Greutert: Well, it wouldn’t be Saw without flashing back. So, for sure, there’s stuff from different time periods throughout different time periods.
Shock: Does that you work in a lot of nods to all the previous films?
Greutert: Well, there’s only so much that we can do. It was important for us that the film stands alone even for audiences that haven’t seen the other movies. But, at the same time, we packed in as much for the die-hard fans as we could.
Shock: There was an implication last night that there is an ending to this one that fans will know when they see it is absolutely the end of the franchise.
Greutert: Yes, that is true and I can’t really say much more without spoiling it.
Shock: Tobin, any comments on your part about this being the final chapter?

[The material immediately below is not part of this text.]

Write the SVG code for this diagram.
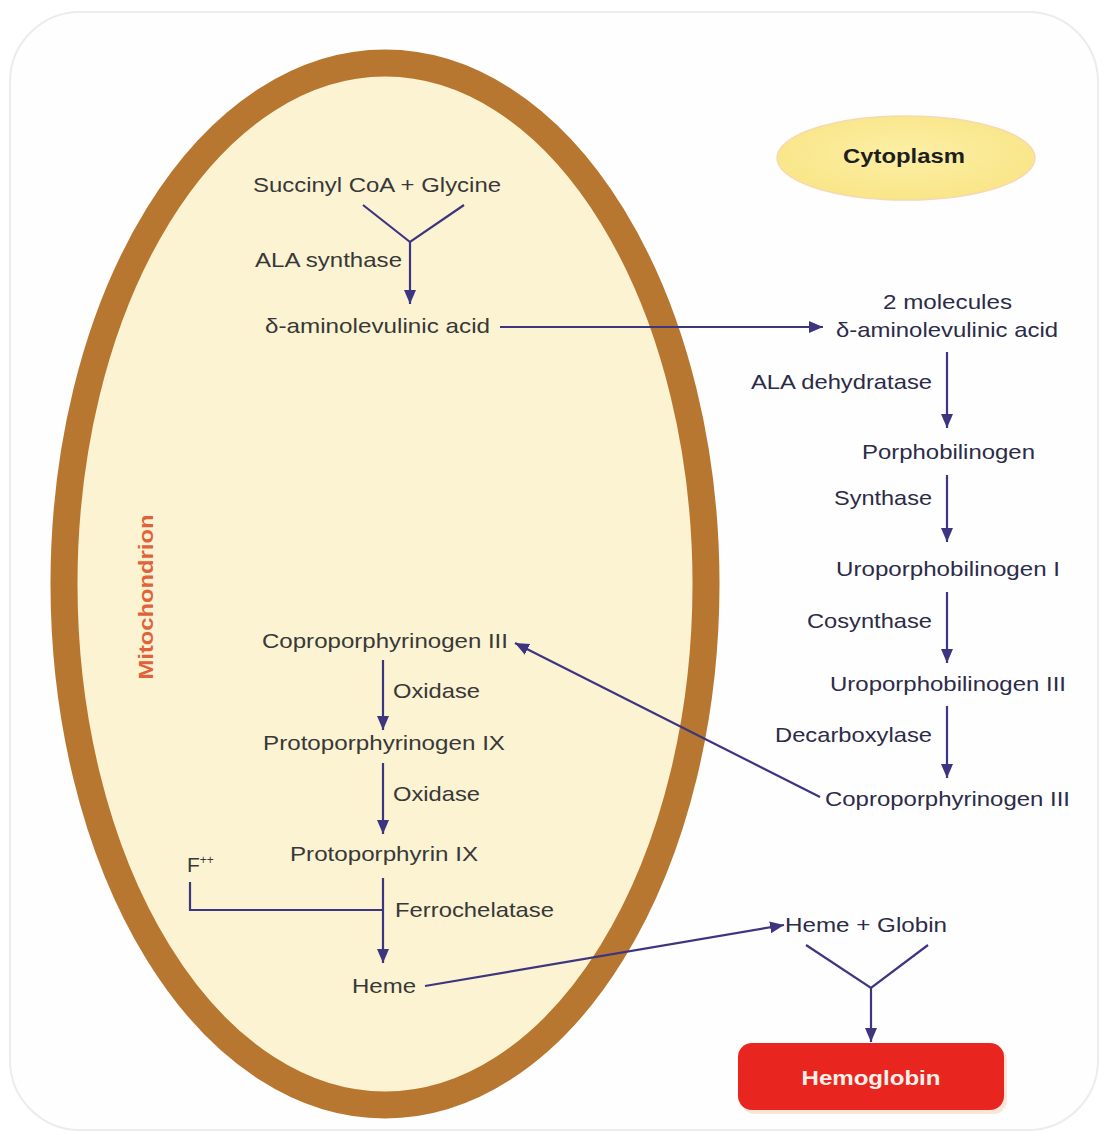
<svg xmlns="http://www.w3.org/2000/svg" width="1106" height="1134" viewBox="0 0 1106 1134">
<style>
.t{font-family:"Liberation Sans",Arial,sans-serif;font-size:21px;fill:#383838}
.e{font-family:"Liberation Sans",Arial,sans-serif;font-size:21px;fill:#2c2b48}
.c{stroke:#3d3580;stroke-width:2.2;fill:none}
.cd{stroke:#3d3580;stroke-width:2.2;fill:none;marker-end:url(#ah)}
</style>
<defs>
<marker id="ah" markerUnits="userSpaceOnUse" markerWidth="16" markerHeight="16" viewBox="0 0 16 16" refX="14" refY="8" orient="auto">
<path d="M0,2 L14,8 L0,14 Z" fill="#3d3580"/>
</marker>
<radialGradient id="cy" cx="0.5" cy="0.45" r="0.6">
<stop offset="0" stop-color="#fcefa6"/>
<stop offset="1" stop-color="#f9e585"/>
</radialGradient>
</defs>
<rect x="0" y="0" width="1106" height="1134" fill="#ffffff"/>
<rect x="10" y="12" width="1088" height="1118" rx="70" fill="#fefefe" stroke="#ececec" stroke-width="2"/>

<g id="mitochondrion">
<ellipse cx="385" cy="584" rx="321" ry="521" fill="#fcf3d2" stroke="#b87730" stroke-width="27"/>
<text class="t" transform="translate(153,597) rotate(-90)" text-anchor="middle" style="font-weight:bold;fill:#e0623c;font-size:21px" textLength="165" lengthAdjust="spacingAndGlyphs">Mitochondrion</text>
</g>

<g id="cytoplasm">
<ellipse cx="906" cy="158" rx="129" ry="42" fill="url(#cy)" stroke="#f6d9b0" stroke-width="1.5"/>
<text class="t" x="904" y="163" text-anchor="middle" style="font-weight:bold;fill:#1e1e1e;font-size:20px" textLength="122" lengthAdjust="spacingAndGlyphs">Cytoplasm</text>
</g>

<g id="connectors">
<polyline class="c" points="363,205 410,242 464,205"/>
<line class="cd" x1="410" y1="242" x2="410" y2="304"/>
<line class="cd" x1="500" y1="327" x2="823" y2="327"/>
<line class="cd" x1="947" y1="352" x2="947" y2="428"/>
<line class="cd" x1="947" y1="475" x2="947" y2="542"/>
<line class="cd" x1="947" y1="592" x2="947" y2="663"/>
<line class="cd" x1="947" y1="706" x2="947" y2="778"/>
<line class="cd" x1="820" y1="797" x2="515" y2="643"/>
<line class="cd" x1="383" y1="660" x2="383" y2="730"/>
<line class="cd" x1="383" y1="763" x2="383" y2="834"/>
<line class="cd" x1="383" y1="878" x2="383" y2="963"/>
<polyline class="c" points="190,882 190,910 383,910"/>
<line class="cd" x1="425" y1="986" x2="784" y2="925"/>
<polyline class="c" points="806,945 871,988 928,945"/>
<line class="cd" x1="871" y1="988" x2="871" y2="1042"/>
</g>

<g id="n-succinyl"><text class="t" x="253" y="192" textLength="248" lengthAdjust="spacingAndGlyphs">Succinyl CoA + Glycine</text></g>
<g id="n-ala-synthase"><text class="t" x="255" y="267" textLength="147" lengthAdjust="spacingAndGlyphs">ALA synthase</text></g>
<g id="n-ala-mito"><text class="t" x="265" y="333" textLength="225" lengthAdjust="spacingAndGlyphs">δ-aminolevulinic acid</text></g>

<g id="n-ala-cyto">
<text class="e" x="883" y="309" textLength="129" lengthAdjust="spacingAndGlyphs">2 molecules</text>
<text class="e" x="836" y="337" textLength="222" lengthAdjust="spacingAndGlyphs">δ-aminolevulinic acid</text>
</g>
<g id="n-ala-dehydratase"><text class="e" x="751" y="389" textLength="181" lengthAdjust="spacingAndGlyphs">ALA dehydratase</text></g>
<g id="n-porphobilinogen"><text class="e" x="862" y="459" textLength="173" lengthAdjust="spacingAndGlyphs">Porphobilinogen</text></g>
<g id="n-synthase"><text class="e" x="834" y="505" textLength="98" lengthAdjust="spacingAndGlyphs">Synthase</text></g>
<g id="n-uro-i"><text class="e" x="836" y="576" textLength="224" lengthAdjust="spacingAndGlyphs">Uroporphobilinogen I</text></g>
<g id="n-cosynthase"><text class="e" x="807" y="628" textLength="125" lengthAdjust="spacingAndGlyphs">Cosynthase</text></g>
<g id="n-uro-iii"><text class="e" x="830" y="691" textLength="236" lengthAdjust="spacingAndGlyphs">Uroporphobilinogen III</text></g>
<g id="n-decarboxylase"><text class="e" x="775" y="742" textLength="157" lengthAdjust="spacingAndGlyphs">Decarboxylase</text></g>
<g id="n-copro-cyto"><text class="e" x="825" y="806" textLength="245" lengthAdjust="spacingAndGlyphs">Coproporphyrinogen III</text></g>

<g id="n-copro-mito"><text class="t" x="262" y="648" textLength="246" lengthAdjust="spacingAndGlyphs">Coproporphyrinogen III</text></g>
<g id="n-oxidase1"><text class="t" x="393" y="698" textLength="87" lengthAdjust="spacingAndGlyphs">Oxidase</text></g>
<g id="n-protogen"><text class="t" x="263" y="750" textLength="242" lengthAdjust="spacingAndGlyphs">Protoporphyrinogen IX</text></g>
<g id="n-oxidase2"><text class="t" x="393" y="801" textLength="87" lengthAdjust="spacingAndGlyphs">Oxidase</text></g>
<g id="n-proto"><text class="t" x="290" y="861" textLength="188" lengthAdjust="spacingAndGlyphs">Protoporphyrin IX</text></g>
<g id="n-fe"><text class="t" x="187" y="872">F<tspan dy="-8" style="font-size:12px">++</tspan></text></g>
<g id="n-ferrochelatase"><text class="t" x="395" y="917" textLength="159" lengthAdjust="spacingAndGlyphs">Ferrochelatase</text></g>
<g id="n-heme"><text class="t" x="352" y="993" textLength="64" lengthAdjust="spacingAndGlyphs">Heme</text></g>

<g id="n-heme-globin"><text class="e" x="785" y="932" textLength="162" lengthAdjust="spacingAndGlyphs">Heme + Globin</text></g>

<g id="n-hemoglobin">
<rect x="741" y="1047" width="266" height="67" rx="14" fill="#f6dcc4" opacity="0.7"/>
<rect x="738" y="1043" width="266" height="67" rx="14" fill="#e8261f"/>
<text class="t" x="871" y="1085" text-anchor="middle" style="font-weight:bold;fill:#fff0ea;font-size:20px" textLength="139" lengthAdjust="spacingAndGlyphs">Hemoglobin</text>
</g>
</svg>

Bell: It’s been a wonderful experience working on Saw. It’s been a tremendous success. I think that fans have been very satisfied. I think we’ll leave them wanting more. If we can do that successfully, they’ll tell us. We’ll know in October if we succeeded in doing that. As you know, Kevin has been involved with this films since the beginning. Since the very first Saw. So no one knows them better than Kevin does. So the fact that we’ve been in his hands for Saw 6 and 7 has been great. Although I haven’t seen the completed Saw 3D film, I feel really confident that Kevin is going to do an amazing job. I’ve seen clips from it and I’m just like, “whoa!” which is great. There are certain moments in Saw that people talk about all the time. Certain surprising moments, like in Saw 1 when the guy gets up off the floor at the end. That’s a quintessential moment in Saw. There’s five or six other moments of that kind. There’s a moment in Saw 7, Saw 3D that is a quintessential Saw moment where fans are going to be [jaw-dropped] and say, “That’s a moment. I wondered about that.” So I’m excited about that. I think that’s going to be really great.
Shock: Tell me about the 3D. When was the decision made to go for 3D?
Greutert: From the very beginning, the film was designed to be in 3D, which I think was a really great choice. There are so many opportunities to make the experience very visceral and real.
Shock: Visceral is a good choice of words, based on some of the footage last night.
Greutert: That’s right. We want to put people in the shoes of those who are undergoing the ordeals of Jigsaw as much as possible. It was very exciting to do it in this format.
Shock: Do you find yourself going through everyday life and seeing interesting objects and thinking, “That’s what I need to use to torture people!”
Greutert: Sometimes. You never know where inspiration is going to come from. We try to be as inventive as possible and make the items that Jigsaw uses for his traps items from our world. So it sort of puts a dark spin on everyday life.
Bell: To be honest, I have minds that are much more twisted than my own and a number of other people on the set that come up with these traps. I’m just like, “Oh, that is so cool. I would never have thought of that.” One of my favorite is the pigs that fall from the sky into the vat in part 3.
Saw 3D hits theaters on October 29th.